### [Task objective]
In your copy, include every line of the listing below exactly but none of the pictures.

[START]

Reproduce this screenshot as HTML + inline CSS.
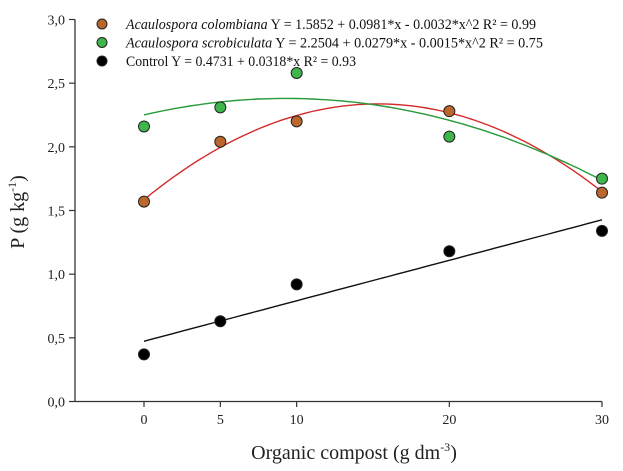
<!DOCTYPE html>
<html><head><meta charset="utf-8"><style>
html,body{margin:0;padding:0;background:#fff;}
svg{display:block;font-family:"Liberation Serif",serif;}
</style></head><body>
<svg id="chart" width="623" height="471" viewBox="0 0 623 471"></svg>
<script>
const xCats=[0,5,10,20,30];
const colombiana=[1.57,2.04,2.20,2.28,1.64];
const scrobiculata=[2.16,2.31,2.58,2.08,1.75];
const control=[0.37,0.63,0.92,1.18,1.34];
const coefColombiana=[1.5852,0.0981,-0.0032];
const coefScrob=[2.2504,0.0279,-0.0015];
const coefControl=[0.4731,0.0318,0];
const yTicks=[0,0.5,1.0,1.5,2.0,2.5,3.0];
const yTickLabels=["0,0","0,5","1,0","1,5","2,0","2,5","3,0"];
const xTickLabels=["0","5","10","20","30"];

const NS="http://www.w3.org/2000/svg";
const svg=document.getElementById('chart');
const X=v=>144+v*(602-144)/30;
const Y=v=>401.5-v*(401.5-19.5)/3;
function el(tag,attrs,parent){const e=document.createElementNS(NS,tag);for(const k in attrs)e.setAttribute(k,attrs[k]);(parent||svg).appendChild(e);return e;}

const axes=el('g',{});


const ya=el('line',{x1:75,y1:19.5,x2:75,y2:401.5,stroke:'#333','stroke-width':1.3},axes);


const xa=el('line',{x1:75,y1:401.5,x2:602,y2:401.5,stroke:'#333','stroke-width':1.3},axes);


yTicks.forEach((v,i)=>{
  el('line',{x1:69,y1:Y(v),x2:75,y2:Y(v),stroke:'#333','stroke-width':1.2},axes);
  const t=el('text',{x:65,y:Y(v)+5,'text-anchor':'end','font-size':14,fill:'#222'},axes);
  t.textContent=yTickLabels[i];
  
  
});
xCats.forEach((v,i)=>{
  el('line',{x1:X(v),y1:401.5,x2:X(v),y2:407,stroke:'#333','stroke-width':1.2},axes);
  const t=el('text',{x:X(v),y:424,'text-anchor':'middle','font-size':14,fill:'#222'},axes);
  t.textContent=xTickLabels[i];
  
  
});
const xt=el('text',{x:354,y:459,'text-anchor':'middle','font-size':20,fill:'#222'});
xt.innerHTML='Organic compost (g dm<tspan dy="-8" font-size="12">-3</tspan><tspan dy="8">)</tspan>';


const yt=el('text',{x:0,y:0,'text-anchor':'middle','font-size':20,fill:'#222',transform:'translate(24,212) rotate(-90)'});
yt.innerHTML='P (g kg<tspan dy="-8" font-size="12">-1</tspan><tspan dy="8">)</tspan>';



function curve(coef,color,name){
  let d='';
  for(let x=0;x<=30;x+=0.5){const y=coef[0]+coef[1]*x+coef[2]*x*x;d+=(x===0?'M':'L')+X(x).toFixed(1)+','+Y(y).toFixed(1);}
  const p=el('path',{d:d,fill:'none',stroke:color,'stroke-width':1.4});
  
  
}
curve(coefColombiana,'#d42a2a','colombiana-fit-line');
curve(coefScrob,'#279a3a','scrobiculata-fit-line');
curve(coefControl,'#111','control-fit-line');

function points(vals,fill,name){
  vals.forEach((v,i)=>{
    const c=el('circle',{cx:X(xCats[i]),cy:Y(v),r:5.5,fill:fill,stroke:'#222','stroke-width':1});
    
    
  });
}
points(colombiana,'#bb662c','colombiana-point');
points(scrobiculata,'#3fb64c','scrobiculata-point');
points(control,'#000','control-point');

const leg=[['#bb662c','<tspan font-style="italic">Acaulospora colombiana</tspan> Y =  1.5852 + 0.0981*x - 0.0032*x^2 R² = 0.99','legend-colombiana',410],
['#3fb64c','<tspan font-style="italic">Acaulospora scrobiculata</tspan> Y =  2.2504 + 0.0279*x - 0.0015*x^2 R² = 0.75','legend-scrobiculata',417],
['#000','Control Y = 0.4731 + 0.0318*x R² = 0.93','legend-control',230]];
leg.forEach((l,i)=>{
  const g=el('g',{});
  
  
  const cy=24+i*18.5;
  el('circle',{cx:102,cy:cy,r:5,fill:l[0],stroke:'#222','stroke-width':1},g);
  const t=el('text',{x:126,y:cy+5,'font-size':14.5,fill:'#111',textLength:l[3],lengthAdjust:'spacingAndGlyphs'},g);
  t.innerHTML=l[1];
});
</script>
</body></html>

[END]

### [Result below]
Reproduce this screenshot as HTML + inline CSS.
<!DOCTYPE html>
<html><head><meta charset="utf-8"><style>
html,body{margin:0;padding:0;background:#fff;}
svg{display:block;font-family:"Liberation Serif",serif;}
</style></head><body>
<svg id="chart" width="623" height="471" viewBox="0 0 623 471"></svg>
<script>
const xCats=[0,5,10,20,30];
const colombiana=[1.57,2.04,2.20,2.28,1.64];
const scrobiculata=[2.16,2.31,2.58,2.08,1.75];
const control=[0.37,0.63,0.92,1.18,1.34];
const coefColombiana=[1.5852,0.0981,-0.0032];
const coefScrob=[2.2504,0.0279,-0.0015];
const coefControl=[0.4731,0.0318,0];
const yTicks=[0,0.5,1.0,1.5,2.0,2.5,3.0];
const yTickLabels=["0,0","0,5","1,0","1,5","2,0","2,5","3,0"];
const xTickLabels=["0","5","10","20","30"];

const NS="http://www.w3.org/2000/svg";
const svg=document.getElementById('chart');
const X=v=>144+v*(602-144)/30;
const Y=v=>401.5-v*(401.5-19.5)/3;
function el(tag,attrs,parent){const e=document.createElementNS(NS,tag);for(const k in attrs)e.setAttribute(k,attrs[k]);(parent||svg).appendChild(e);return e;}

const axes=el('g',{});


const ya=el('line',{x1:75,y1:19.5,x2:75,y2:401.5,stroke:'#333','stroke-width':1.3},axes);


const xa=el('line',{x1:75,y1:401.5,x2:602,y2:401.5,stroke:'#333','stroke-width':1.3},axes);


yTicks.forEach((v,i)=>{
  el('line',{x1:69,y1:Y(v),x2:75,y2:Y(v),stroke:'#333','stroke-width':1.2},axes);
  const t=el('text',{x:65,y:Y(v)+5,'text-anchor':'end','font-size':14,fill:'#222'},axes);
  t.textContent=yTickLabels[i];
  
  
});
xCats.forEach((v,i)=>{
  el('line',{x1:X(v),y1:401.5,x2:X(v),y2:407,stroke:'#333','stroke-width':1.2},axes);
  const t=el('text',{x:X(v),y:424,'text-anchor':'middle','font-size':14,fill:'#222'},axes);
  t.textContent=xTickLabels[i];
  
  
});
const xt=el('text',{x:354,y:459,'text-anchor':'middle','font-size':20,fill:'#222'});
xt.innerHTML='Organic compost (g dm<tspan dy="-8" font-size="12">-3</tspan><tspan dy="8">)</tspan>';


const yt=el('text',{x:0,y:0,'text-anchor':'middle','font-size':20,fill:'#222',transform:'translate(24,212) rotate(-90)'});
yt.innerHTML='P (g kg<tspan dy="-8" font-size="12">-1</tspan><tspan dy="8">)</tspan>';



function curve(coef,color,name){
  let d='';
  for(let x=0;x<=30;x+=0.5){const y=coef[0]+coef[1]*x+coef[2]*x*x;d+=(x===0?'M':'L')+X(x).toFixed(1)+','+Y(y).toFixed(1);}
  const p=el('path',{d:d,fill:'none',stroke:color,'stroke-width':1.4});
  
  
}
curve(coefColombiana,'#d42a2a','colombiana-fit-line');
curve(coefScrob,'#279a3a','scrobiculata-fit-line');
curve(coefControl,'#111','control-fit-line');

function points(vals,fill,name){
  vals.forEach((v,i)=>{
    const c=el('circle',{cx:X(xCats[i]),cy:Y(v),r:5.5,fill:fill,stroke:'#222','stroke-width':1});
    
    
  });
}
points(colombiana,'#bb662c','colombiana-point');
points(scrobiculata,'#3fb64c','scrobiculata-point');
points(control,'#000','control-point');

const leg=[['#bb662c','<tspan font-style="italic">Acaulospora colombiana</tspan> Y =  1.5852 + 0.0981*x - 0.0032*x^2 R² = 0.99','legend-colombiana',410],
['#3fb64c','<tspan font-style="italic">Acaulospora scrobiculata</tspan> Y =  2.2504 + 0.0279*x - 0.0015*x^2 R² = 0.75','legend-scrobiculata',417],
['#000','Control Y = 0.4731 + 0.0318*x R² = 0.93','legend-control',230]];
leg.forEach((l,i)=>{
  const g=el('g',{});
  
  
  const cy=24+i*18.5;
  el('circle',{cx:102,cy:cy,r:5,fill:l[0],stroke:'#222','stroke-width':1},g);
  const t=el('text',{x:126,y:cy+5,'font-size':14.5,fill:'#111',textLength:l[3],lengthAdjust:'spacingAndGlyphs'},g);
  t.innerHTML=l[1];
});
</script>
</body></html>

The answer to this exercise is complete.